Die aktuellen Momentaufnahmen sagen jedoch unter den gegebenen Bedingungen nur wenig aus. Einerseits weiß jeder, dass Chávez zwar ein schwacher Präsident, aber ein starker Wahlkämpfer ist und dank der Abwertung über eine gefüllte Kriegskasse verfügt. Andererseits sind die Folgen der Wirtschaftskrise und des drohenden Zusammenbruchs der Elektrizitätsversorgung nicht prognostizierbar. Mit dem prominenten Dissidenten Henri Falcón mischt sich auch noch ein ganz neuer Spieler ein. Und hinzu kommt, dass die Regierung sich mit einem neuen Wahlgesetz eine „Autobahn zum Wahlbetrug“ gebaut hat und dass die Opposition immer noch anfällig für schwere taktische Fehler und für Zersetzungstätigkeit ist.

Auf der Hochschule der Staatssicherheit in Potsdam wurde gelehrt, was sich hinter dem Fachbegriff „Zersetzung“ verbarg.
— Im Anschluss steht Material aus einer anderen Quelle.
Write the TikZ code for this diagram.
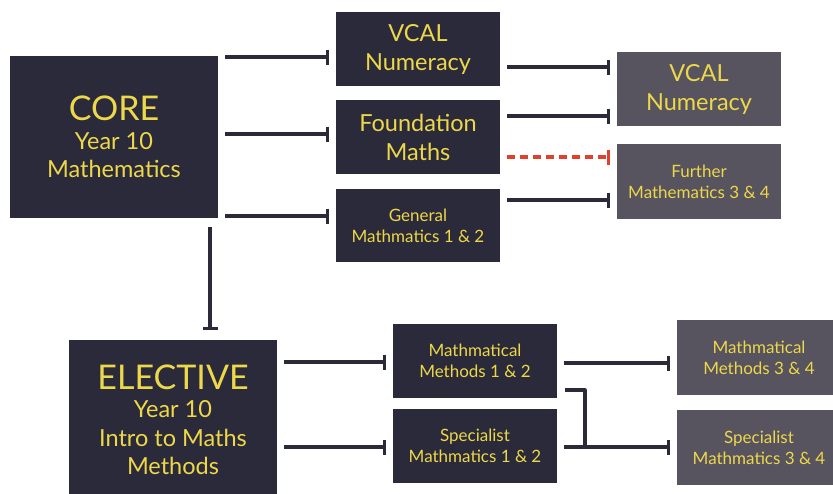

Zeitzeugen berichten, dass die kubanischen Kollegen den Einladungen der Stasi nach Deutschland immer gerne gefolgt sind. Erich Mielke und Ramiro Valdés wussten den professionellen Austausch ihrer Leute zu schätzen, die wiederum von der Attraktivität der Reisen zwischen Havanna und Berlin nicht lange überzeugt werden mussten. Der mit dem Oscar ausgezeichnete deutsche Film „Das Leben der Anderen“, der die zu schöne Geschichte von der Bekehrung eines Stasi-Offiziers erzählt, dabei aber auch eine hohe Dosis Realismus enthält, ist in Venezuela sehr populär. Er trägt im Spanischen den Namen „La vida de los otros“. In Kuba und in Venezuela wird der Titel durch den Austausch eines Buchstabens verfremdet: „La vida de nosotros“. Unser Leben.